Blessed with a TV and terrible daytime programming, I tend to resort to ironic television viewing. Much of my regular viewing consists of children’s entertainment and really bad shows like The Voice and The Big Bang Theory.
On weekends, I watch Winx Club.
Winx Club, for the uneducated, is a show about some really fashionable 16 to 17 year-old girls who are also fairies. They save the world and have boyfriends and form strong friendships and are super girly. In each episode, there is some horrible enemy they need to beat. The fairies do this with powers such as:
The power of flowers (flowers grow really quickly/out of thin air.)
The power of music (one of the fairies shoots music notes at the enemy and it makes them deaf.)
The power of animals (as far as I can tell, this involves making animals talk.)
The power of technology (how is that even a magic power? I don’t know.)

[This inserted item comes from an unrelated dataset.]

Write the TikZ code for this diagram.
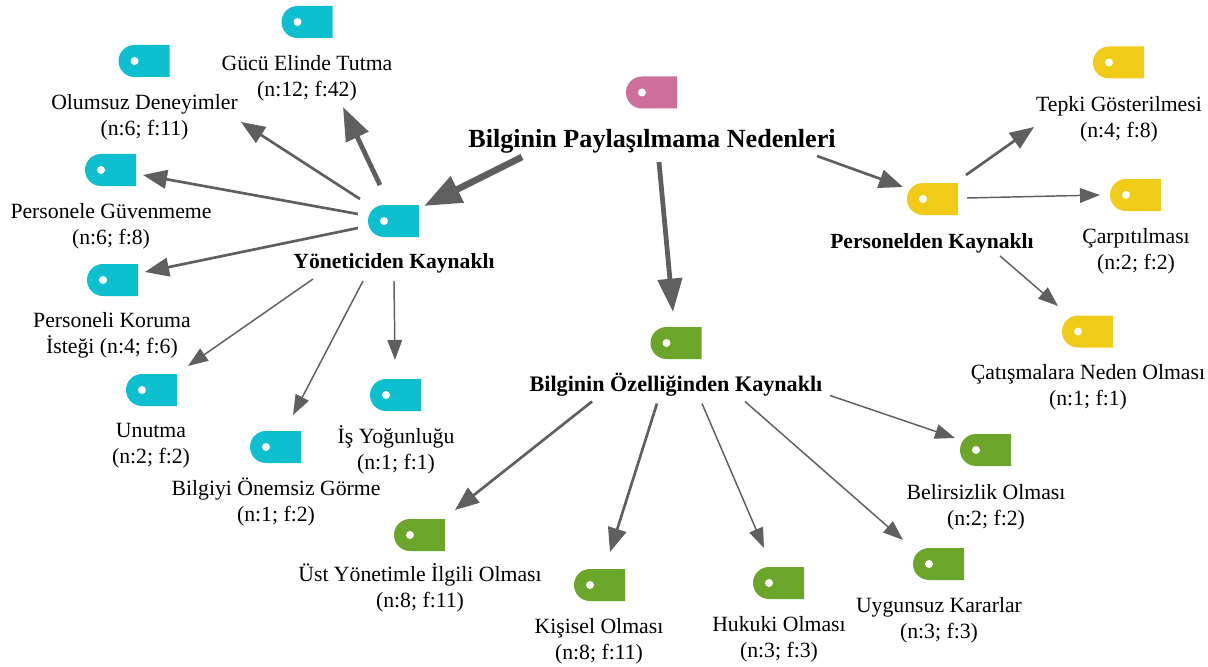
\documentclass[tikz,border=0pt]{standalone}
\usepackage{fontspec}
\setmainfont{Liberation Serif}
\usepackage{xcolor}
\usetikzlibrary{arrows.meta,shapes.misc}
\definecolor{tagcyan}{HTML}{0DBFCF}
\definecolor{tagyellow}{HTML}{F0CB17}
\definecolor{taggreen}{HTML}{6BA62A}
\definecolor{tagpink}{HTML}{CD6E9B}
\definecolor{arrowgray}{HTML}{5F5F5F}

\begin{document}
\begin{tikzpicture}[x=0.75pt, y=-0.75pt]

    % Styles
    \tikzstyle{tag} = [rounded rectangle, rounded rectangle right arc=none, minimum width=38.25pt, minimum height=24pt, inner sep=0pt, outer sep=0pt, text width=0pt,
        path picture={\fill[white] ([xshift=16*0.75pt]path picture bounding box.west) circle (3pt);}]
    \tikzstyle{cyantag} = [tag, fill=tagcyan]
    \tikzstyle{yellowtag} = [tag, fill=tagyellow]
    \tikzstyle{greentag} = [tag, fill=taggreen]
    \tikzstyle{pinktag} = [tag, fill=tagpink]
    \tikzstyle{label} = [align=center, inner sep=0pt, font=\fontsize{16.3}{19.5}\selectfont]
    \tikzstyle{boldlabel} = [align=center, inner sep=0pt, font=\fontsize{16.2}{19}\selectfont\bfseries]
    \tikzstyle{arrowfine} = [draw=arrowgray, line width=1.1pt, -{Triangle[length=15pt,width=11pt]}]
    \tikzstyle{arrowmid} = [draw=arrowgray, line width=2pt, -{Triangle[length=18pt,width=14pt]}]
    \tikzstyle{arrowbold} = [draw=arrowgray, line width=3.6pt, -{Triangle[length=25pt,width=18pt]}]
    \tikzstyle{arrowheavy} = [draw=arrowgray, line width=5pt, -{Triangle[length=28pt,width=21pt]}]

    \useasboundingbox (0,0) rectangle (1208,667);

    % Root
    \node (tagroot) [pinktag] at (651.5,92.5) {};
    \node (lblroot) [boldlabel, font=\fontsize{19.6}{22}\selectfont\bfseries] at (652,141) {Bilginin Paylaşılmama Nedenleri};

    % Yöneticiden
    \node (tagyon) [cyantag] at (393.5,221) {};
    \node (lblyon) [boldlabel] at (394,263) {Yöneticiden Kaynaklı};
    \node (taggucu) [cyantag] at (307,22) {};
    \node (lblgucu) [label] at (307,78) {Gücü Elinde Tutma\\(n:12; f:42)};
    \node (tagolumsuz) [cyantag] at (144,61) {};
    \node (lblolumsuz) [label] at (144.5,117) {Olumsuz Deneyimler\\(n:6; f:11)};
    \node (tagguven) [cyantag] at (110.5,170) {};
    \node (lblguven) [label] at (111,226) {Personele Güvenmeme\\(n:6; f:8)};
    \node (tagkoruma) [cyantag] at (112.5,280) {};
    \node (lblkoruma) [label] at (112,335) {Personeli Koruma\\İsteği (n:4; f:6)};
    \node (tagunutma) [cyantag] at (151.5,390) {};
    \node (lblunutma) [label] at (151,446) {Unutma\\(n:2; f:2)};
    \node (tagonem) [cyantag] at (275.5,447) {};
    \node (lblonem) [label] at (276,502) {Bilgiyi Önemsiz Görme\\(n:1; f:2)};
    \node (tagis) [cyantag] at (395.5,395) {};
    \node (lblis) [label] at (396,450) {İş Yoğunluğu\\(n:1; f:1)};

    % Özellik
    \node (tagoz) [greentag] at (676,343) {};
    \node (lbloz) [boldlabel, font=\fontsize{16.6}{19}\selectfont\bfseries] at (676,384.5) {Bilginin Özelliğinden Kaynaklı};
    \node (tagbelirsiz) [greentag] at (985.5,450) {};
    \node (lblbelirsiz) [label] at (986,507) {Belirsizlik Olması\\(n:2; f:2)};
    \node (taguygun) [greentag] at (938.5,564) {};
    \node (lbluygun) [label] at (939,620) {Uygunsuz Kararlar\\(n:3; f:3)};
    \node (taghukuk) [greentag] at (778.5,583) {};
    \node (lblhukuk) [label] at (779,639) {Hukuki Olması\\(n:3; f:3)};
    \node (tagkisi) [greentag] at (599.5,585) {};
    \node (lblkisi) [label] at (599,641) {Kişisel Olması\\(n:8; f:11)};
    \node (tagust) [greentag] at (419.5,535) {};
    \node (lblust) [label] at (420,588) {Üst Yönetimle İlgili Olması\\(n:8; f:11)};

    % Personelden
    \node (tagpers) [yellowtag] at (932.5,199) {};
    \node (lblpers) [boldlabel] at (932,243) {Personelden Kaynaklı};
    \node (tagtepki) [yellowtag] at (1118.5,62.5) {};
    \node (lbltepki) [label] at (1119,119) {Tepki Gösterilmesi\\(n:4; f:8)};
    \node (tagcarp) [yellowtag] at (1135.5,195) {};
    \node (lblcarp) [label] at (1136,251) {Çarpıtılması\\(n:2; f:2)};
    \node (tagcatis) [yellowtag] at (1087.5,331.5) {};
    \node (lblcatis) [label] at (1088,387) {Çatışmalara Neden Olması\\(n:1; f:1)};

    % Arrows
    \draw [arrowheavy] ([shift={(-130,16)}]lblroot.center) -- ([shift={(30.5,-15)}]tagyon.center);
    \draw [arrowbold] ([shift={(7,21)}]lblroot.center) -- ([shift={(-3,-31)}]tagoz.center);
    \draw [arrowmid] ([shift={(165,15)}]lblroot.center) -- ([shift={(-29.5,-12)}]tagpers.center);

    \draw [arrowbold] ([shift={(-13.5,-36)}]tagyon.center) -- ([shift={(36,29)}]lblgucu.center);
    \draw [arrowmid] ([shift={(-33.5,-22)}]tagyon.center) -- ([shift={(96.5,5)}]lblolumsuz.center);
    \draw [arrowmid] ([shift={(-35.5,-7)}]tagyon.center) -- ([shift={(32.5,5)}]tagguven.center);
    \draw [arrowmid] ([shift={(-35.5,7)}]tagyon.center) -- ([shift={(32.5,-8)}]tagkoruma.center);
    \draw [arrowfine] ([shift={(-81,16)}]lblyon.center) -- ([shift={(36.5,-24)}]tagunutma.center);
    \draw [arrowfine] ([shift={(-31,18)}]lblyon.center) -- ([shift={(17.5,-32)}]tagonem.center);
    \draw [arrowfine] ([shift={(0,18)}]lblyon.center) -- ([shift={(-0.5,-35)}]tagis.center);

    \draw [arrowmid] ([shift={(-84,17)}]lbloz.center) -- ([shift={(35.5,-25)}]tagust.center);
    \draw [arrowmid] ([shift={(-19,19)}]lbloz.center) -- ([shift={(10.5,-33)}]tagkisi.center);
    \draw [arrowfine] ([shift={(26,19)}]lbloz.center) -- ([shift={(-14.5,-35)}]taghukuk.center);
    \draw [arrowfine] ([shift={(69,17)}]lbloz.center) -- ([shift={(-35.5,-24)}]taguygun.center);
    \draw [arrowfine] ([shift={(154,11)}]lbloz.center) -- ([shift={(-30.5,-12)}]tagbelirsiz.center);

    \draw [arrowmid] ([shift={(33.5,-24)}]tagpers.center) -- ([shift={(-85,8)}]lbltepki.center);
    \draw [arrowfine] ([shift={(34.5,-1)}]tagpers.center) -- ([shift={(-35.5,0)}]tagcarp.center);
    \draw [arrowfine] ([shift={(68,13)}]lblpers.center) -- ([shift={(-29.5,-25.5)}]tagcatis.center);

\end{tikzpicture}
\end{document}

And the list goes on. The girls of the Winx Club have tiny little spindly arms and legs – which is what beautiful looks like – and wear skirts and dresses so ridiculously short that, if they were to bend over, you would see their entire vagina, even if they were wearing underwear. I have interpreted this as an example of them displaying their sexual prowess. Because all boys love legs, they have to show as much leg as possible. What’s more, you are not allowed to be fat, for fear of insult:
Musa: Narrow passageway, plus-size fairy? Not good.

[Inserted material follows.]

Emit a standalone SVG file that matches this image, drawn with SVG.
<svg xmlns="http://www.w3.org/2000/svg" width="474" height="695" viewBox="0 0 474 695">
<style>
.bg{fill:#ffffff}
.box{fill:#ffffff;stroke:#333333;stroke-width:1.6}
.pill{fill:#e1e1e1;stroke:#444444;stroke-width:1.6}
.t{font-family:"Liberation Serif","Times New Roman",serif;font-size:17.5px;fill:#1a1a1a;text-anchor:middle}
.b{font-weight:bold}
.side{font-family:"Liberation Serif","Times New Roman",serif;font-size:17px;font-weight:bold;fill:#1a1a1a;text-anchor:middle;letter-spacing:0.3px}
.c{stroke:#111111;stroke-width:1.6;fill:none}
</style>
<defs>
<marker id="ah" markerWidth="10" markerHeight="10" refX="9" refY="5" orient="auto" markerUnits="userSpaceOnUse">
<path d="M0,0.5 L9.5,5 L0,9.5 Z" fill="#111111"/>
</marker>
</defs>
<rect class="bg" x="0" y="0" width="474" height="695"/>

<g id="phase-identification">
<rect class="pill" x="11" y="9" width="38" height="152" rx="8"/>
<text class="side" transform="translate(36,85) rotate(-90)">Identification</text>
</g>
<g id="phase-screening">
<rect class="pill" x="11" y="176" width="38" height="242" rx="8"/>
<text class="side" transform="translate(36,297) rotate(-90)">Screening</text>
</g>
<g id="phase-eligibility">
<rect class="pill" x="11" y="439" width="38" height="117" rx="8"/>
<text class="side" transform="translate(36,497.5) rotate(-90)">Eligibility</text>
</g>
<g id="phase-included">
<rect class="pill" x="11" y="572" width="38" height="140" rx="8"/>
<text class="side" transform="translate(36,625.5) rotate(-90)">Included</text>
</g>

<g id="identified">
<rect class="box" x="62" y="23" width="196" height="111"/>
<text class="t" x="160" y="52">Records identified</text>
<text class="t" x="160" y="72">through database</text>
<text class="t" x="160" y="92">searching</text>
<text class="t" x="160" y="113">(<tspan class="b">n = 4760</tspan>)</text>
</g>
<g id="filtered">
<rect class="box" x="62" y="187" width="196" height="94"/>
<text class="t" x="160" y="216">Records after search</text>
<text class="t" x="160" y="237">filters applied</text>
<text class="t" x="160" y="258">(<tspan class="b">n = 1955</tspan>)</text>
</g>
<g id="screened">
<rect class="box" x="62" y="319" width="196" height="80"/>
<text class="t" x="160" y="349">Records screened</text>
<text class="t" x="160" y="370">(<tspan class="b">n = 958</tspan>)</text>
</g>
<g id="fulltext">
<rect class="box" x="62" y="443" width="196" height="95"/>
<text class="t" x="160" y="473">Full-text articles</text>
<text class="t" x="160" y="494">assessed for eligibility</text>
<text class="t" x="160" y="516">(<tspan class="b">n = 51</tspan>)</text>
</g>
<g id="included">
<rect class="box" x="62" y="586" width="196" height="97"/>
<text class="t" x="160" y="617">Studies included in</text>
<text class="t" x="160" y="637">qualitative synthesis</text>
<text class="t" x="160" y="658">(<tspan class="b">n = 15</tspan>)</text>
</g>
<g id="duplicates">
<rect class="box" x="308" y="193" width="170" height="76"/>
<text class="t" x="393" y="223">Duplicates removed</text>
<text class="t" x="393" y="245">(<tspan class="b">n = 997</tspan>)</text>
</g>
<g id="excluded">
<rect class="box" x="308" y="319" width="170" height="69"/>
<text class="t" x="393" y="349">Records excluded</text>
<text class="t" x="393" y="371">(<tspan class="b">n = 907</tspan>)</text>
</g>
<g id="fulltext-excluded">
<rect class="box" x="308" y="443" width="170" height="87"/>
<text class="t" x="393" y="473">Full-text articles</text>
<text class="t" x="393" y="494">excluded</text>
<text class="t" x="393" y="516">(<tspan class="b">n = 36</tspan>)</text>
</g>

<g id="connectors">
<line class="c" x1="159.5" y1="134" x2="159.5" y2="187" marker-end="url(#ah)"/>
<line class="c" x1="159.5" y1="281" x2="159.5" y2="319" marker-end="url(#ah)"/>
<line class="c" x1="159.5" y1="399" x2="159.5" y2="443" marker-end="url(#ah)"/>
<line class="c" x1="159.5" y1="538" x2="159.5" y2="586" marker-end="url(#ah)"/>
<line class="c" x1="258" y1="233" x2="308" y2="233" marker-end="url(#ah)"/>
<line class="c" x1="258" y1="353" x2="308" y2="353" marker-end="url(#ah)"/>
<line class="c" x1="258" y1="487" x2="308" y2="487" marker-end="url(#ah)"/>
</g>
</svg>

Stella: Plus-size fairy?! That’s not very nice!
Bloom: We got you, Stella!
Musa: And I didn’t mean anything by calling you plus-size.
Another important facet of this delightful show marketed at young girls is the characters’ incredible dependency on their significant others (who, 100 per cent of the time, are big, muscular and manly):
Brandon: You look beautiful!
Princess Stella: You saying that makes me feel beautiful!
Every episode, flying around in their short skirts, the Winx Club prevent a horrible tragedy from occurring. But they always end up in the arms of their men. In one episode I watched, a Winx Club fairy refused to help save the world because she was worrying about what her boyfriend had to tell her later that day. She proceeded to be royally bothered at her friends for not caring about her and her boyfriend; because her friends had to, like, save the world. You know how it is.
(For those keeping score, the issue was resolved in the end. He asked her to be his “forever girlfriend”. It was all very romantic.)
The dependency on boys is so important that even the evil witches in this show have evil boyfriends. The evil witches do their boyfriends’ bidding without question.
Having read all this, let’s put on the cute shoes of a 12 year old girl: what does this show tell us?
1. You are capable of saving the world … if you are a fairy.
2. You’re not capable of happiness or beauty unless you have a boyfriend.
3. Your boyfriend comes before everything, including saving the world and your best friends.
4. If you are 16 and you don’t have a boyfriend, you have failed.
5. Your boyfriend must be big and muscular and manly (and look significantly older than you), or else you have failed.
6. Short skirts and dresses are key. Everyone must almost see your vagina.
7. If you don’t have the tiniest, stringiest arms and legs, you’re “plus-size” and hence not accepted.
8. You are submissive to your boyfriend.
9. Even if you’re evil, you still need a boyfriend. And to be submissive to him.
10. Pollution and robbers are super evil.
We all talk about feminism as if it’s the most obvious thing in the world; but, the more I’ve talked to people, the more I’ve started to realise that a large amount of women really do want to abide by these old school rules. If you don’t believe me, consult the best-seller Fifty Shades of Grey or listen to how it has ‘transformed’ the lives of women. Then come back and tell me that women seek to be equal.
I kind of feel like Winx Club tells us some horrible things. Essentially, it tells young girls that they can’t feel fulfilled unless they wear really short skirts and makeup, possess hunky boyfriends and wield fairy flower powers. It is one thing to, as an adult, look at the facts logically and say that feminism makes sense; and yet, perhaps we underestimate how influential television can be. I can’t help but think that certain ideas in women’s heads can be traced back to shows like Winx Club. Maybe, we think, it’s actually OK to only want to impress a man? Even though we are pulling off some super-cool fairy magic shit?
The feminist cause is not going to prevail if we continue to present young girls with stuff like Winx Club, Bratz Dolls and those new shitty Monsterz Dollz (is that what they’re even called?). Young girls will soon become young women, and some will inevitably come to believe that seeking the manliest partner and wearing a short skirt should be their highest priorities in life – closely followed by saving the world with magic, of course.